Basic information for a tenant
They include Primary Zone, Locality, and so on. The related SQL statements are as follows:
obclient(root@sys)[oceanbase]> SELECT * FROM oceanbase.DBA_OB_TENANTS LIMIT 1\G
The query result is as follows:
*************************** 1. row ***************************
TENANT_ID: 1
TENANT_NAME: sys
TENANT_TYPE: SYS
CREATE_TIME: 2025-12-29 15:43:42.930290
MODIFY_TIME: 2025-12-29 15:43:42.930290
PRIMARY_ZONE: RANDOM
LOCALITY: FULL{1}@zone1
PREVIOUS_LOCALITY: NULL
COMPATIBILITY_MODE: MYSQL
STATUS: NORMAL
IN_RECYCLEBIN: NO
LOCKED: NO
TENANT_ROLE: PRIMARY
SWITCHOVER_STATUS: NORMAL
SWITCHOVER_EPOCH: 0
SYNC_SCN: NULL
REPLAYABLE_SCN: NULL
READABLE_SCN: NULL
RECOVERY_UNTIL_SCN: NULL
LOG_MODE: NOARCHIVELOG
ARBITRATION_SERVICE_STATUS: DISABLED
UNIT_NUM: 1
ZONE_UNIT_NUM_LIST: zone1:1
COMPATIBLE: 4.4.2.0
MAX_LS_ID: 1001
RESTORE_DATA_MODE: NORMAL
FLASHBACK_LOG_SCN: NULL
COMMENT: system tenant
1 row in set
Resource allocation information
The related SQL is as follows:
obclient(root@sys)[oceanbase]> SELECT * FROM oceanbase.GV$OB_UNITS LIMIT 1\G
The query results are as follows:
*************************** 1. row ***************************
SVR_IP: 172.xx.xxx.xxx
SVR_PORT: 2882
UNIT_ID: 1
TENANT_ID: 1
ZONE: zone1
ZONE_TYPE: ReadWrite
REGION: default_region
MAX_CPU: 4
MIN_CPU: 4
MEMORY_SIZE: 5368709120
MAX_IOPS: 9223372036854775807
MIN_IOPS: 9223372036854775807
IOPS_WEIGHT: 4
MAX_NET_BANDWIDTH: 9223372036854775807
NET_BANDWIDTH_WEIGHT: 4
LOG_DISK_SIZE: 9663676416
LOG_DISK_IN_USE: 3497610993
DATA_DISK_SIZE: NULL
DATA_DISK_IN_USE: 216748032
STATUS: NORMAL
CREATE_TIME: 2025-12-29 15:43:38.947558
REPLICA_TYPE: FULL
1 row in set
Total user partitions and Leader distribution on single server
obclient [oceanbase]> SELECT svr_ip,count(1) FROM oceanbase.__all_virtual_ls_meta_table WHERE tenant_id=1002 GROUP BY svr_ip;
The query result is as follows:
+---------------+----------+
| svr_ip | count(1) |
+---------------+----------+
| 10.10.10.1 | 1 |
| 10.10.10.2 | 1 |
| 10.10.10.3 | 1 |
+---------------+----------+
3 rows in set
The leader distribution:
obclient [oceanbase]> SELECT svr_ip,count(1) FROM oceanbase.__all_virtual_ls_meta_table WHERE tenant_id=1001 and role=1 GROUP BY svr_ip;
The query results are as follows:
+---------------+----------+
| svr_ip | count(1) |
+---------------+----------+
| 10.10.10.1 | 5 |
+---------------+----------+
1 row in set
Other
Any component in the request path from the application server to the OBServer node can become a performance bottleneck. Ensure that:
Physical resources: The resources of each component in the intermediate chain are within the limits. For example: the JVM memory, CPU usage of application servers and OBProxy, and soft interrupts.
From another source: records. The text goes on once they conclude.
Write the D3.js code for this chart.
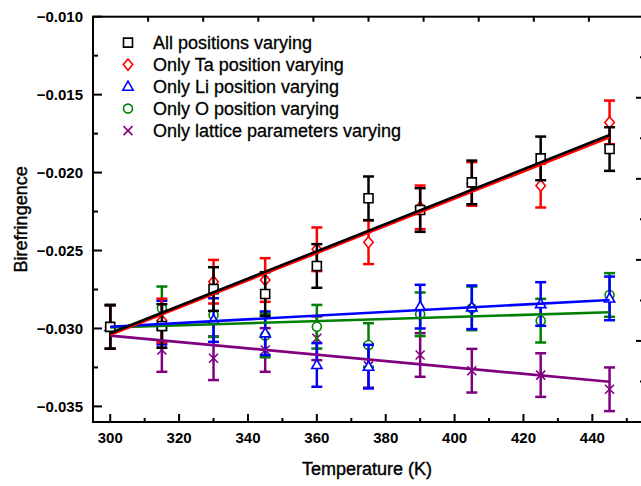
<!DOCTYPE html>
<html><head><meta charset="utf-8">
<script src="https://cdn.jsdelivr.net/npm/d3@7"></script>
<style>body{margin:0;background:#fff}svg{display:block}</style>
</head><body><svg id="c" width="641" height="486"></svg>
<script>
const temps = [300, 315, 330, 345, 360, 375, 390, 405, 425, 445];
const allPos   = [-0.0299, -0.02984, -0.02747, -0.02779, -0.02599, -0.02165, -0.02240, -0.02063, -0.01909, -0.01849];
const taPos    = [-0.0299, -0.02949, -0.02700, -0.02689, -0.02492, -0.02447, -0.02223, -0.02073, -0.02084, -0.01678];
const liPos    = [-0.0299, -0.02962, -0.02946, -0.03031, -0.03234, -0.03245, -0.02860, -0.02864, -0.02843, -0.02807];
const oPos     = [-0.0299, -0.02871, -0.02914, -0.03045, -0.02989, -0.03106, -0.02909, -0.02871, -0.02950, -0.02785];
const lattice  = [-0.0299, -0.03138, -0.03191, -0.03138, -0.03063, -0.03240, -0.03170, -0.03271, -0.03299, -0.03390];
const errAll = 0.0014;
// linear fit lines: value at first and last temperature
const fitAll = [-0.03031, -0.01759];
const fitTa  = [-0.03040, -0.01774];
const fitLi  = [-0.02989, -0.02817];
const fitO   = [-0.02993, -0.02896];
const fitLat = [-0.03046, -0.03342];
const xTicks = [300, 320, 340, 360, 380, 400, 420, 440];
const yTicks = [-0.010, -0.015, -0.020, -0.025, -0.030, -0.035];
const names = ["All positions varying", "Only Ta position varying", "Only Li position varying", "Only O position varying", "Only lattice parameters varying"];

const series = [
  {name: names[0], vals: allPos, fit: fitAll, color: "#000000", sym: "square"},
  {name: names[1], vals: taPos, fit: fitTa, color: "#ff0000", sym: "diamond"},
  {name: names[2], vals: liPos, fit: fitLi, color: "#0000ff", sym: "triangle"},
  {name: names[3], vals: oPos, fit: fitO, color: "#008000", sym: "circle"},
  {name: names[4], vals: lattice, fit: fitLat, color: "#800080", sym: "cross"}
];

const L = 93, R = 644, T = 16.7, B = 422;
const svg = d3.select("#c");
const x = d3.scaleLinear().domain([295, 455]).range([L, R]);
const y = d3.scaleLinear().domain([-0.036, -0.010]).range([B, T]);
const font = "'Liberation Sans', Arial, sans-serif";

function symPath(sym, s) {
  const h = s / 2;
  if (sym === "square") return `M${-h},${-h}H${h}V${h}H${-h}Z`;
  if (sym === "diamond") return `M0,${-h*1.25}L${h*1.05},0L0,${h*1.25}L${-h*1.05},0Z`;
  if (sym === "triangle") return `M0,${-h*1.2}L${h*1.15},${h*0.8}L${-h*1.15},${h*0.8}Z`;
  if (sym === "circle") return d3.arc()({innerRadius:0, outerRadius:h, startAngle:0, endAngle:2*Math.PI});
  if (sym === "cross") return `M${-h},${-h}L${h},${h}M${h},${-h}L${-h},${h}`;
}

// markers & error bars (drawn bottom to top: lattice, O, Li, Ta, All)
const order = [4, 3, 2, 1, 0];
const gM = svg.append("g");
order.forEach(i => {
  const s = series[i];
  const g = gM.append("g");
  temps.forEach((t, j) => {
    const v = s.vals[j];
    const cx = x(t), y1 = y(v + errAll), y2 = y(v - errAll);
    g.append("line").attr("x1", cx).attr("x2", cx).attr("y1", y1).attr("y2", y2)
      .attr("stroke", s.color).attr("stroke-width", 2.5);
    [y1, y2].forEach(yy => g.append("line").attr("x1", cx - 5.5).attr("x2", cx + 5.5)
      .attr("y1", yy).attr("y2", yy).attr("stroke", s.color).attr("stroke-width", 2.5));
    g.append("path").attr("d", symPath(s.sym, 9)).attr("transform", `translate(${cx},${y(v)})`)
      .attr("fill", s.sym === "cross" ? "none" : "#fff").attr("stroke", s.color).attr("stroke-width", 1.6);
  });
});

// fit lines
order.forEach(i => {
  const s = series[i];
  svg.append("line").attr("x1", x(temps[0])).attr("x2", x(temps[temps.length - 1]))
    .attr("y1", y(s.fit[0])).attr("y2", y(s.fit[1]))
    .attr("stroke", s.color).attr("stroke-width", 2.6);
});

// frame
svg.append("rect").attr("x", L).attr("y", T).attr("width", R - L).attr("height", B - T)
  .attr("fill", "none").attr("stroke", "#000").attr("stroke-width", 2);

// bottom axis ticks (inward)
const xMinor = d3.range(310, 455, 20);
xTicks.forEach(t => svg.append("line").attr("x1", x(t)).attr("x2", x(t)).attr("y1", B).attr("y2", B - 8).attr("stroke", "#000").attr("stroke-width", 2));
xMinor.forEach(t => svg.append("line").attr("x1", x(t)).attr("x2", x(t)).attr("y1", B).attr("y2", B - 4).attr("stroke", "#000").attr("stroke-width", 2));
svg.append("g").selectAll("text").data(xTicks).join("text")
  .attr("x", d => x(d)).attr("y", 443).attr("text-anchor", "middle")
  .attr("font-family", font).attr("font-size", 15).attr("font-weight", "bold").text(d => d);

// left axis ticks (inward)
const yMinor = d3.range(-0.0125, -0.036, -0.005);
yTicks.forEach(v => svg.append("line").attr("x1", L).attr("x2", L + 9).attr("y1", y(v)).attr("y2", y(v)).attr("stroke", "#000").attr("stroke-width", 2));
yMinor.forEach(v => svg.append("line").attr("x1", L).attr("x2", L + 5).attr("y1", y(v)).attr("y2", y(v)).attr("stroke", "#000").attr("stroke-width", 2));
svg.append("g").selectAll("text").data(yTicks).join("text")
  .attr("x", 83).attr("y", d => y(d)).attr("dy", "0.36em").attr("text-anchor", "end")
  .attr("font-family", font).attr("font-size", 15).attr("font-weight", "bold").text(d => d3.format(".3f")(d));

// top axis ticks (secondary, unlabeled)
const xTop = d3.scaleLinear().domain([0, 10]).range([L, R]);
d3.range(1, 10).forEach(k => svg.append("line").attr("x1", xTop(k)).attr("x2", xTop(k)).attr("y1", T).attr("y2", T + 5).attr("stroke", "#000").attr("stroke-width", 2));
// right axis ticks (secondary, unlabeled)
const yR = d3.scaleLinear().domain([0, 10]).range([B, T]);
d3.range(1, 10).forEach(k => svg.append("line").attr("x1", R).attr("x2", R - (k % 2 === 0 ? 8 : 4)).attr("y1", yR(k)).attr("y2", yR(k)).attr("stroke", "#000").attr("stroke-width", 2));

// axis titles
svg.append("text").attr("x", 367).attr("y", 475).attr("text-anchor", "middle")
  .attr("font-family", font).attr("font-size", 18).attr("stroke", "#000").attr("stroke-width", 0.4).text("Temperature (K)");
svg.append("text").attr("transform", `translate(27,${(T + B) / 2}) rotate(-90)`).attr("text-anchor", "middle")
  .attr("font-family", font).attr("font-size", 18).attr("stroke", "#000").attr("stroke-width", 0.4).text("Birefringence");

// legend
const lg = svg.append("g");
series.forEach((s, i) => {
  const ly = 42.6 + i * 22;
  lg.append("path").attr("d", symPath(s.sym, 9)).attr("transform", `translate(128,${ly})`)
    .attr("fill", s.sym === "cross" ? "none" : "#fff").attr("stroke", s.color).attr("stroke-width", 1.6);
  lg.append("text").attr("x", 153).attr("y", ly).attr("dy", "0.36em")
    .attr("font-family", font).attr("font-size", 18).attr("stroke", "#000").attr("stroke-width", 0.3).text(s.name);
});
</script></body></html>
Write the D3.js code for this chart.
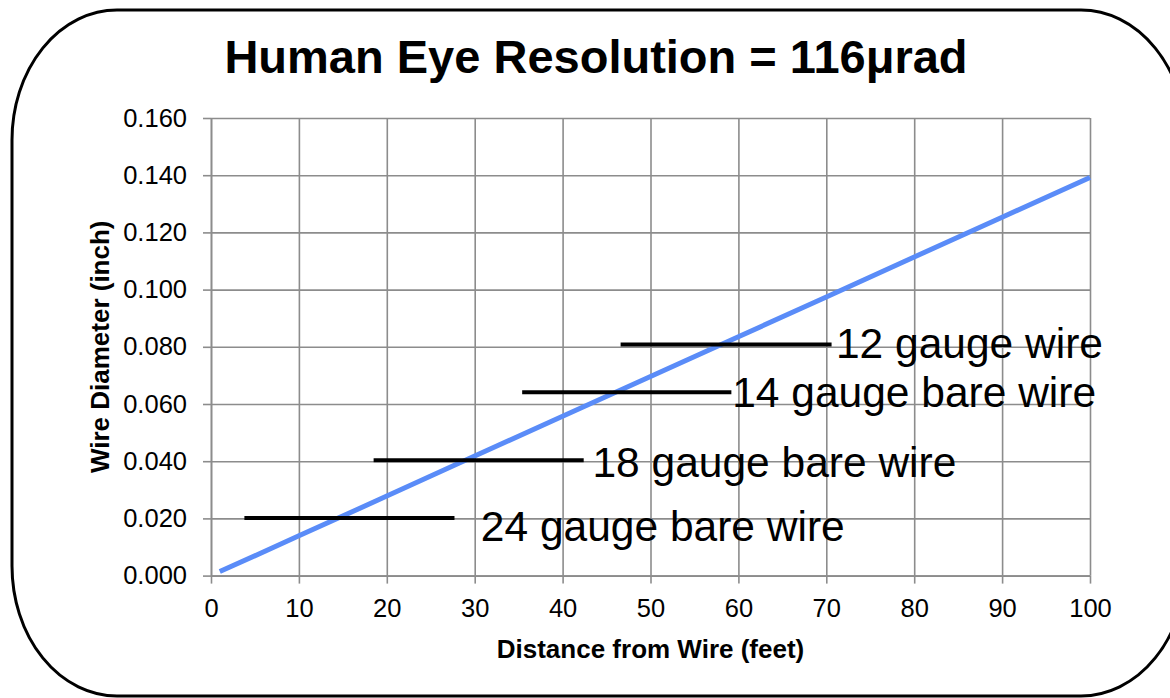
<!DOCTYPE html>
<html>
<head>
<meta charset="utf-8">
<script src="https://cdn.jsdelivr.net/npm/d3@7"></script>
<style>
  body { margin: 0; background: #fff; }
  svg { display: block; font-family: "Liberation Sans", Arial, sans-serif; }
</style>
</head>
<body>
<svg width="1170" height="698"></svg>
<script>
// distance (feet) vs smallest wire diameter the eye can resolve (inch)
var distances = [1, 10, 20, 30, 40, 50, 60, 70, 80, 90, 100];
var diameters = [0.0014, 0.0139, 0.0278, 0.0418, 0.0557, 0.0696, 0.0835, 0.0974, 0.1114, 0.1253, 0.1392];

// wire gauge marks
var gaugeNames = ["12 gauge wire", "14 gauge bare wire", "18 gauge bare wire", "24 gauge bare wire"];
var gaugeDiameters = [0.0808, 0.0641, 0.0403, 0.0201];
var gaugeFrom = [46.6, 35.4, 18.5, 3.8];
var gaugeTo = [70.6, 59.2, 42.4, 27.7];
var labelX = [71.1, 59.3, 43.4, 30.7];
var labelY = [0.0761, 0.0590, 0.0345, 0.0121];

var xTicks = [0, 10, 20, 30, 40, 50, 60, 70, 80, 90, 100];
var yTicks = [0, 0.02, 0.04, 0.06, 0.08, 0.10, 0.12, 0.14, 0.16];

var svg = d3.select("svg"),
    margin = {top: 118, right: 80, bottom: 122.4, left: 211},
    width = svg.attr("width") - margin.left - margin.right,
    height = svg.attr("height") - margin.top - margin.bottom;

// rounded frame (runs off the right edge like the original)
svg.append("rect")
    .attr("x", 12).attr("y", 10)
    .attr("width", 1174).attr("height", 686)
    .attr("rx", 105).attr("ry", 130)
    .style("fill", "none")
    .style("stroke", "#000")
    .style("stroke-width", 3);

svg.append("text")
    .attr("x", 596)
    .attr("y", 73)
    .attr("text-anchor", "middle")
    .style("font-size", "47px")
    .style("font-weight", "bold")
    .text("Human Eye Resolution = 116\u03bcrad");

var g = svg.append("g")
    .attr("transform", "translate(" + margin.left + "," + margin.top + ")");

var x = d3.scaleLinear().domain([0, 100]).range([0, width]);
var y = d3.scaleLinear().domain([0, 0.16]).range([height, 0]);

var gridColor = "#8c8c8c";

// grid
g.append("g")
    .attr("class", "grid")
    .attr("transform", "translate(0," + height + ")")
    .call(d3.axisBottom(x).tickValues(xTicks).tickSize(-height).tickFormat(""));
g.append("g")
    .attr("class", "grid")
    .call(d3.axisLeft(y).tickValues(yTicks).tickSize(-width).tickFormat(""));
g.selectAll(".grid .domain").remove();
g.selectAll(".grid line").style("stroke", gridColor).style("stroke-width", 1.6);

// axes
var xAxis = g.append("g")
    .attr("transform", "translate(0," + height + ")")
    .call(d3.axisBottom(x).tickValues(xTicks).tickSize(8).tickSizeOuter(0).tickPadding(15));
var yAxis = g.append("g")
    .call(d3.axisLeft(y).tickValues(yTicks).tickSize(8).tickSizeOuter(0).tickPadding(16)
        .tickFormat(d3.format(".3f")));

[xAxis, yAxis].forEach(function(a) {
    a.select(".domain").style("stroke", gridColor).style("stroke-width", 1.6);
    a.selectAll("line").style("stroke", gridColor).style("stroke-width", 1.6);
    a.selectAll("text")
        .style("font-family", "'Liberation Sans', Arial, sans-serif")
        .style("font-size", "25.5px")
        .style("fill", "#000");
});

// axis titles
g.append("text")
    .attr("x", width / 2)
    .attr("y", height + 82)
    .attr("text-anchor", "middle")
    .style("font-size", "26px")
    .style("font-weight", "bold")
    .text("Distance from Wire (feet)");

g.append("text")
    .attr("transform", "rotate(-90)")
    .attr("x", -height / 2)
    .attr("y", -102)
    .attr("text-anchor", "middle")
    .style("font-size", "26px")
    .style("font-weight", "bold")
    .text("Wire Diameter (inch)");

// resolution line
var line = d3.line()
    .x(function(d, i) { return x(distances[i]); })
    .y(function(d) { return y(d); });

g.append("path")
    .datum(diameters)
    .attr("d", line)
    .style("fill", "none")
    .style("stroke", "#5a8cf8")
    .style("stroke-width", 5);

// gauge bars and labels
var gauge = g.selectAll(".gauge")
    .data(gaugeNames)
    .enter()
    .append("g")
    .attr("class", "gauge");

gauge.append("line")
    .attr("x1", function(d, i) { return x(gaugeFrom[i]); })
    .attr("x2", function(d, i) { return x(gaugeTo[i]); })
    .attr("y1", function(d, i) { return y(gaugeDiameters[i]); })
    .attr("y2", function(d, i) { return y(gaugeDiameters[i]); })
    .style("stroke", "#000")
    .style("stroke-width", 4);

gauge.append("text")
    .attr("x", function(d, i) { return x(labelX[i]); })
    .attr("y", function(d, i) { return y(labelY[i]); })
    .style("font-size", "42.5px")
    .text(function(d) { return d; });
</script>
</body>
</html>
Request routing: Check whether OBProxy correctly routes SQL requests and avoids improper forwarding.
Connection Pool: the number of long and short connections, and SocketTimeout.
Traffic balance: whether the number of SQL statements processed by each OBServer is highly imbalanced.